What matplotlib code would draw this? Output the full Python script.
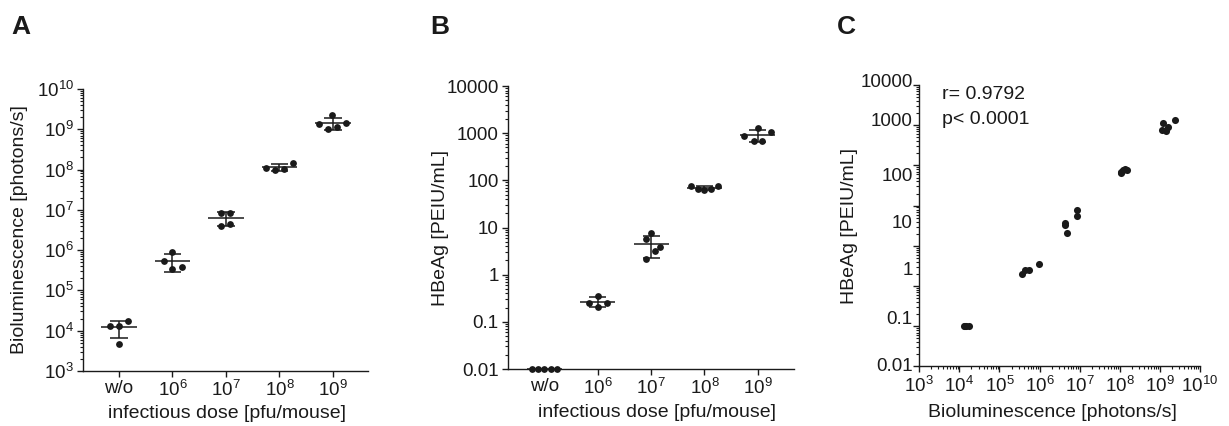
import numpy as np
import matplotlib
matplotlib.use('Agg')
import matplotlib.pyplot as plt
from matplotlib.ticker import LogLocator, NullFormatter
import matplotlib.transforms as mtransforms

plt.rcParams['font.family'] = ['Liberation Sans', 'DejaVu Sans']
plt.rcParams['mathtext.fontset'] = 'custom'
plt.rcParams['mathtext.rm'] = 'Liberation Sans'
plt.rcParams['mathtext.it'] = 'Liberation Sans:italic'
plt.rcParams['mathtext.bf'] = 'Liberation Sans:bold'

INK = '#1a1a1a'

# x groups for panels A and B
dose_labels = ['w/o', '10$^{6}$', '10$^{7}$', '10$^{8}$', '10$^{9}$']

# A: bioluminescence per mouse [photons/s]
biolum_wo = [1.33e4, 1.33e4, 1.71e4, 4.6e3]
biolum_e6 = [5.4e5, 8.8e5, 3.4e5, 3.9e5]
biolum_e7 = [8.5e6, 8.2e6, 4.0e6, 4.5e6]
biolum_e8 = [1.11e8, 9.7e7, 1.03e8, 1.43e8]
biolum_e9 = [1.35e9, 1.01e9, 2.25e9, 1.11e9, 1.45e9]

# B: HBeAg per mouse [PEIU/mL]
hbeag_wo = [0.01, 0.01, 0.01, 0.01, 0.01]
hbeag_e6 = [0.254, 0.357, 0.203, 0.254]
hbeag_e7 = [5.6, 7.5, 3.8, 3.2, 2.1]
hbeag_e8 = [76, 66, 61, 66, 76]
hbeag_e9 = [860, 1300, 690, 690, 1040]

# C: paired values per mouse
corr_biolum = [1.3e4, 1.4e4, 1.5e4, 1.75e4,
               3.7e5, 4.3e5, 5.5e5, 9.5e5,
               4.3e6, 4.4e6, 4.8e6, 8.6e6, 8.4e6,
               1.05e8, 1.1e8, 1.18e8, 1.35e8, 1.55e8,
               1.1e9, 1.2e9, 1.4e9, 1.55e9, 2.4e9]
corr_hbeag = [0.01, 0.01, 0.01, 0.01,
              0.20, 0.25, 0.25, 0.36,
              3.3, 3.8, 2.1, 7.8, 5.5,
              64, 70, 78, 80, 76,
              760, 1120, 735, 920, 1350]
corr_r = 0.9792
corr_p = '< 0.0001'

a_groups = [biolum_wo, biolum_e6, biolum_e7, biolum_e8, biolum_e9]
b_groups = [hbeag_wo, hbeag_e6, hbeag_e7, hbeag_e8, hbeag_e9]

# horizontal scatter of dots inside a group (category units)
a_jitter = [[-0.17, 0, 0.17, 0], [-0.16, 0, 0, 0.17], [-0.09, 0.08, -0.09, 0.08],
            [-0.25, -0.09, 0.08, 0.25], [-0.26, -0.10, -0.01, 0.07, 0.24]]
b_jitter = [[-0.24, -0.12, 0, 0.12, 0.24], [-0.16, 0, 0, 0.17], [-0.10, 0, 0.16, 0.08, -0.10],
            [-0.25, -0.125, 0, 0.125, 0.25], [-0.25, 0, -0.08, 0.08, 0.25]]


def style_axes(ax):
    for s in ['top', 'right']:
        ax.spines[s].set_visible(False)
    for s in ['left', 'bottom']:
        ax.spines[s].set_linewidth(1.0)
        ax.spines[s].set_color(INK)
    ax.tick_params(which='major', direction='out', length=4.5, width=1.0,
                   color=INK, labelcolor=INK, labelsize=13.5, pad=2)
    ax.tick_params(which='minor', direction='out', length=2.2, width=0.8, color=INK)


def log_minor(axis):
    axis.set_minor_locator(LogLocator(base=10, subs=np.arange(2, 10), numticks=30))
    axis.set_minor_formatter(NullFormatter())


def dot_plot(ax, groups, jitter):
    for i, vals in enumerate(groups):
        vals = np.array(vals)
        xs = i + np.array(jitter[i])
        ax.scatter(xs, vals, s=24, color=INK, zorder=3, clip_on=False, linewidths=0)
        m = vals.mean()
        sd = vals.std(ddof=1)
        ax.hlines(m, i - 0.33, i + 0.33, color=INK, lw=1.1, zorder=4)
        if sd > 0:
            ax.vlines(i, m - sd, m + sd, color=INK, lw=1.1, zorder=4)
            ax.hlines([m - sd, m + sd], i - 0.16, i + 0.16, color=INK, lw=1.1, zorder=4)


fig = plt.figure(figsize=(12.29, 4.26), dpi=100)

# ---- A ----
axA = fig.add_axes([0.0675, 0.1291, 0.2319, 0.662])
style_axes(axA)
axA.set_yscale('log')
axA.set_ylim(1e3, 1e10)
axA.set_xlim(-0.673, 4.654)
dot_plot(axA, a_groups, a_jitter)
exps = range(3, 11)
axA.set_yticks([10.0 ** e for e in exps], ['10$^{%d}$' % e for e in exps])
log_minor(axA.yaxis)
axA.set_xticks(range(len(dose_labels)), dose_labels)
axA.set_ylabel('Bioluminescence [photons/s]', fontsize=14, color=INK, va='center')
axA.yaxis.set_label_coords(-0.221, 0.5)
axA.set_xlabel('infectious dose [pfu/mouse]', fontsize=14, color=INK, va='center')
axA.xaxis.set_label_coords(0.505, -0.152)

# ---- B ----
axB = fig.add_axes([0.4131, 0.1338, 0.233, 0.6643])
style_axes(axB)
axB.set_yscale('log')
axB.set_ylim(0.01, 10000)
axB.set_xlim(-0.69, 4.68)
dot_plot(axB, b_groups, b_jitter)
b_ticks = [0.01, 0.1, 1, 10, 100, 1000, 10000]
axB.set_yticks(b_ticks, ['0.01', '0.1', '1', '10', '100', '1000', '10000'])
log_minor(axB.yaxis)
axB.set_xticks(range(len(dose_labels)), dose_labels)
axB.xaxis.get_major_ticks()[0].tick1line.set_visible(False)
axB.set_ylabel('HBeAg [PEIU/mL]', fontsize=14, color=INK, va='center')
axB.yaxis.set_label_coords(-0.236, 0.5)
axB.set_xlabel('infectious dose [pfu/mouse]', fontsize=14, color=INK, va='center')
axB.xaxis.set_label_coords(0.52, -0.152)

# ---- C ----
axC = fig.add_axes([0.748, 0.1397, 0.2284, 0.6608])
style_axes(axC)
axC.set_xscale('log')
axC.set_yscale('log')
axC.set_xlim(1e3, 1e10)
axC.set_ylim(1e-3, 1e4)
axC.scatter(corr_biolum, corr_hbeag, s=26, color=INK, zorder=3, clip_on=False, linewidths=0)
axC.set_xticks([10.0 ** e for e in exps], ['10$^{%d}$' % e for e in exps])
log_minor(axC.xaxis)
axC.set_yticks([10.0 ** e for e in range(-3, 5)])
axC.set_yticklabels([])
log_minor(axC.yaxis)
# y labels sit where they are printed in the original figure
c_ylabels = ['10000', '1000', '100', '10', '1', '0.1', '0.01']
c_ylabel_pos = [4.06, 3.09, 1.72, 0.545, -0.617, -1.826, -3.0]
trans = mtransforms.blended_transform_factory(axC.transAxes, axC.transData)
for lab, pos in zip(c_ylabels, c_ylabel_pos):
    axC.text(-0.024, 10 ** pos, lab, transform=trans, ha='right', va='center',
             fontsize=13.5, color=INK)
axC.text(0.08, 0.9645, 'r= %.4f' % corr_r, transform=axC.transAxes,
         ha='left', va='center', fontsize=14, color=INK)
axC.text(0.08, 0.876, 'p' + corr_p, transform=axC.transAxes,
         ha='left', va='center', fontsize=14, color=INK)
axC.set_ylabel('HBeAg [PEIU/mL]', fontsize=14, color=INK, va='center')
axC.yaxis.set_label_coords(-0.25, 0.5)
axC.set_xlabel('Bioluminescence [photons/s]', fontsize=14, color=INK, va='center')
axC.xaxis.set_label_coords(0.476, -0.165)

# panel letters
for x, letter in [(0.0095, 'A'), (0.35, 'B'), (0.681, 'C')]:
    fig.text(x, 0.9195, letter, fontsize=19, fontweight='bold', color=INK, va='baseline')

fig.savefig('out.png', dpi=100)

————————

### AIM OF THE TASK
Your task is to return the lines above, from the first one up to and including the line containing "import matplotlib.transforms as mtransforms", minus any pictures.

### WRITTEN ANSWER
What matplotlib code would draw this? Output the full Python script.
import numpy as np
import matplotlib
matplotlib.use('Agg')
import matplotlib.pyplot as plt
from matplotlib.ticker import LogLocator, NullFormatter
import matplotlib.transforms as mtransforms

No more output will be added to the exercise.